Customer obsession and using digitization to embrace it. It’s been around for a while – every organization is trying to do its utmost to understand their customers better and keep customers coming back – but we’re now seeing companies starting to go a step further; focusing on the outcomes their customers are chasing.

Helping them to achieve those, rather than simply being satisfied if they buy your products and services, is where it’s at.

5. How do you deal with stress and unwind outside the office?

I have two young kids, aged five and three, so I don’t think the stress ever goes away – it just changes form throughout the day! For me, unwinding is time away from the desk being outside with them.

Life is very busy workwise and I do my best to balance that with activities like walking and running.

Living in the eastern suburbs of Sydney gives us easy access to beaches and open spaces and I’m really looking forward to sharing my passion for water sports with my children as they move past the swimming lesson stage. Surfing and windsurfing and fishing were fantastic outlets for me growing up and I’d love for them to enjoy them too.

6. If you could go back and change one career decision, what would it be?

I probably left software engineering too soon. I was a good but never a great one and I wish I’d gotten too great before I moved into the pre-sales and systems engineering sphere. I still miss that insane level of satisfaction you get when you solve a programming challenge and, strangely enough, the deep despair that comes when you can’t. If I’d stuck with it for another three or four years, I think my career would probably still be where it is but those desires would be satiated.

7. What do you currently identify as the major areas of investment in your industry?

AI and Machine Learning are really starting to hit their straps, especially in the area of automation. More than 90% of the data that exists in the world today was created in the last two years alone and everyone is trying to harness and embrace it to deliver better experiences and outcomes for their customers. The only way that’s achievable on a large scale is through AI and Machine Learning augmentation and automation.

8. What are the region specific challenges when implementing new technologies in APAC?

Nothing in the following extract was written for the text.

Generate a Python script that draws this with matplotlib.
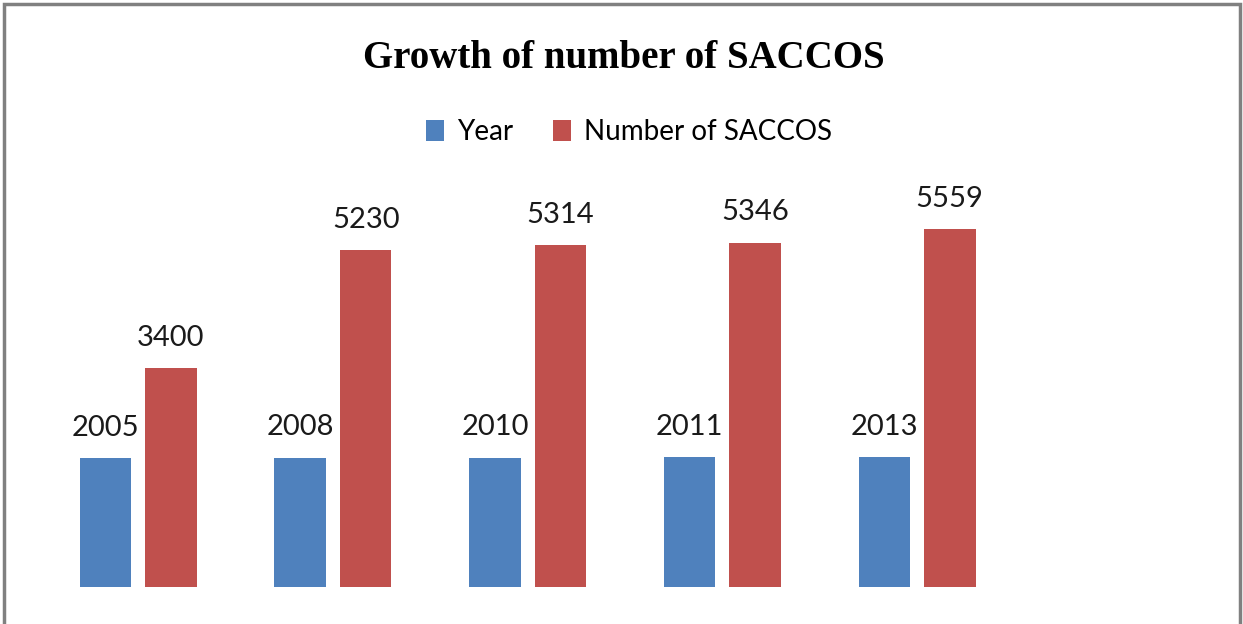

APAC is a very large area made up of lots of countries and cultures and languages.

That doesn’t necessarily mean it’s harder or we’re behind – some countries in the region are at the forefront of new technology adoption.

What it does mean is that organizations need to put a lot of thought and processes in place to make sure all those different audiences are addressed, with messaging that’s relevant and specific to the challenges they face.

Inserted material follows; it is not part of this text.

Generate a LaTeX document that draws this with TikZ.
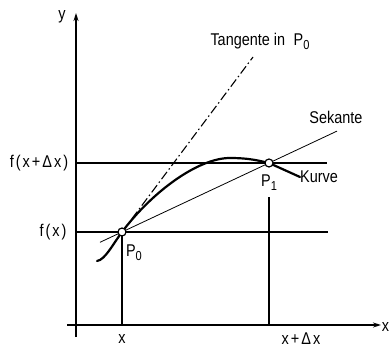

9. What changes to your job role have you seen in the last year and how do you see these developing in the next 12 months?

Customer experience has become much more of a focus for software companies across the board. Because SaaS has changed the commercial model, we have to keep winning customers again and again – there’s no more buying from a vendor once and then you never hear from them. That’s changed my role, and every role in the business, whether field facing or not. Over the next 12 months, I’ll be making sure what we deliver is really resonating with customers and generating positive outcomes.

10. What advice would you offer to someone aspiring to obtain a C level position in your industry?

Focus on customers and their outcomes and breed a good internal culture: a culture that’s comprised of grit, determination, teamwork and common goals.

Whatever you say, do or deliver, make sure it’s meaningful and adds value somewhere, with a keen eye on the outcomes and aspirations of those who actually use it. Anyone who does those things will learn enough and attain enough and prove themselves enough to be able to aspire realistically to a C level position.